Is evangelical feminism an oxymoron?
A slew of writings has recently emerged about the "evangelical feminism" represented by women like Sarah Palin and Michele Bachmann. Since I studied women like these for my first book, "God's Daughters: Evangelical Women and the Power of Submission," I've been on a few reporters' call lists for commentary. A lot of confusion remains, however, and I hope I can contribute something more substantial to this discussion.
First, everyone should realize that the version of evangelical feminism we're witnessing in current Republican politics is a far cry from this term's original meaning. As Pam Cochran has written in her important study, "Evangelical Feminism: A History," the movement in its earlier form emerged in the 1970s. Its promoters were Christian women who believed that Jesus was a thoroughgoing egalitarian and that Christian principles were perfectly compatible with the ideals of equality emerging from the Women's Liberation Movement. While evangelical feminism has taken a number of different directions since then, it typically leans moderately left on most political issues, which is one reason why it has captured the wrath of hardline complementarians like Wayne Grudem and John Piper. ("Complementarianism" is the view that God designed men and women not to be equal but to be complementary, with men as the leaders and women as helpmeets.)

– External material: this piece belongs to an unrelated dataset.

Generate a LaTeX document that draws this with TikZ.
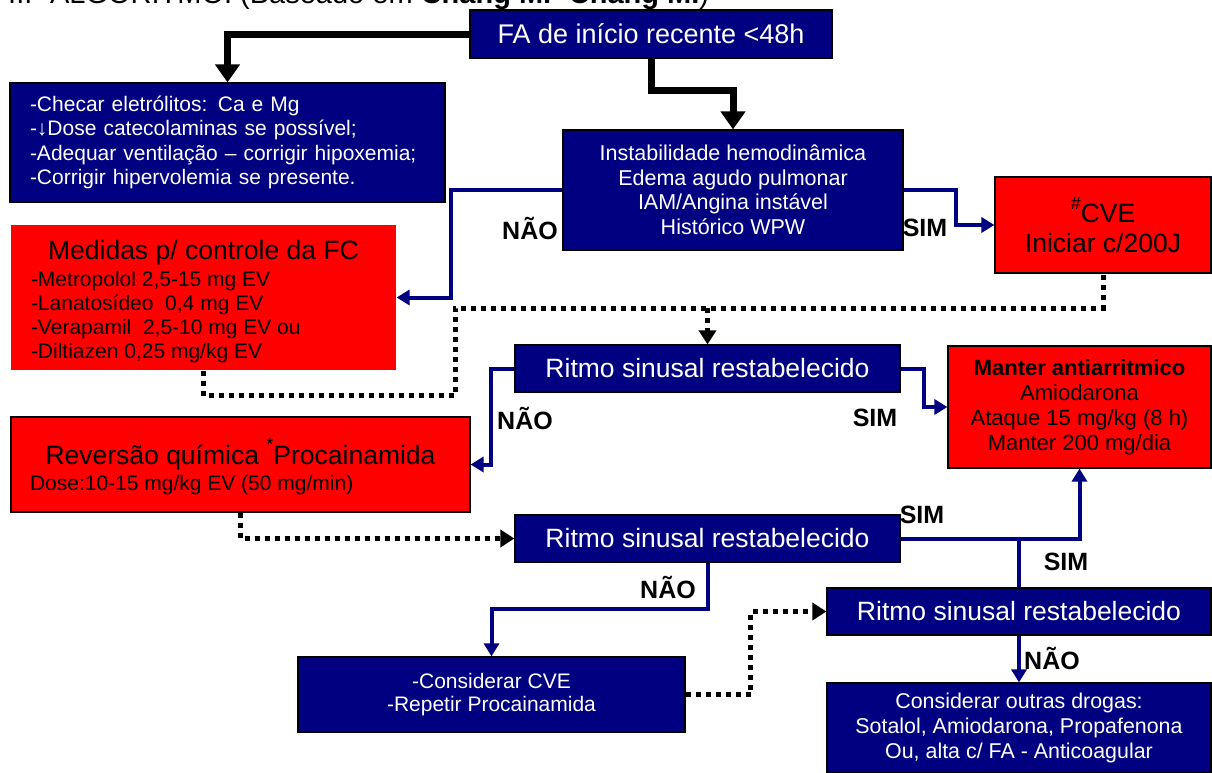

Palin and Bachmann decidedly do not lean left. What is "feminist" about them, for those who want to use that descriptive, is their belief that God calls women no less than men to fight His battles against Satan on earth. Women hold awesome power as spiritual warriors, in this worldview; they're not doormats, nor should their godly duties be confined to the domestic sphere. This is its own sort of egalitarianism, to be sure, but it is one far more compatible with the complementarian theology of arch-conservative Protestantism than with the feminism of liberal religion. After all, Bachmann and Palin have both made much of their roles as wives, mothers and churchgoers in a way meant to show that their political leadership will not upend the gender hierarchy so crucial in the conservative evangelical home and church sanctuary.
To the feminists who make their homes in secular or religiously liberal circles -- such as member of the National Organization for Women, the Feminist Majority Foundation, the Center for Women's Global Leadership, the International Alliance of Women, the Jewish Orthodox Feminist Alliance and the Religious Coalition for Reproductive Rights -- women like Palin and Bachmann represent a dangerously regressive form of womanhood: a sort of capitulation to the hierarchical gender norms of yore. Even to hear them called feminist feels anathema, especially since their politics show a willingness to execute policies that do nothing to empower individual women, men and children on earth. And I expect that many of the earlier evangelical feminist pioneers (the late Nancy Hardesty, Virginia Ramey Mollenkott, Mary Stewart Van Leeuwen, etc.) have been just as unhappy to see the media now using this term with no apparent recognition of its origins.
The more interesting phenomenon here is to see how surprised so many pundits continue to be at the fact that so many American women and men actually LIKE newfangled evangelical feminists such as Bachmann and Palin. Of course they do! These women embody that combination of conventional beauty (with a wink of sex appeal), earnestness, piety, accessibility and steely certitude of their own godliness that comprises the highest ideal of white conservative evangelical womanhood today. They're like those pretty, popular girls at church camp by whom awkward girls like me hoped to be acknowledged, or even (gosh) befriended. Always, the boys liked them best, but you felt cooler just basking in their aura. If these girls accepted you, you knew you were OK.
Palin and Bachmann are also excellent at embodying the female victim: a woman who works hard to make it on her smarts and hard work but who gets criticized for her looks and scorned as a dumb girl, over and over again. Liberals may scoff at Palin's criticisms of the lamestream media's obsessive derision, but she's frankly got a point. I am no fan of the political programs of either woman, and yet -- I'll admit it -- the appallingly sexist mockery of them has more than once inspired me to identify with them against their smug denigrators. For me, raised by a feminist mother and a feminist myself since adolescence, that's saying something.
Even today, many American women from all walks of life experience feelings of degradation that stem from the socialized devaluation of their femaleness. Conservative and liberal women alike endure subtle forms of misogyny every day. In my experience, sharing these war stories is one practice that bridges women across many other kinds of social divides. For evangelicals, to be persecuted is to be blessed; and the more Palin and Bachmann are belittled (rather than civilly debated), the greater their popularity. Surely, we are smart enough to understand that.
Perhaps we should take heart that the evangelical feminism represented by Palin and Bachmann is so wildly popular among segments of conservative Americans. Even if its appeal is as much about style as about substance, a door has opened that will not be easily shut. There's no reason why feminists of another, more progressive sort couldn't take a lesson here, if we pause to consider what it may be.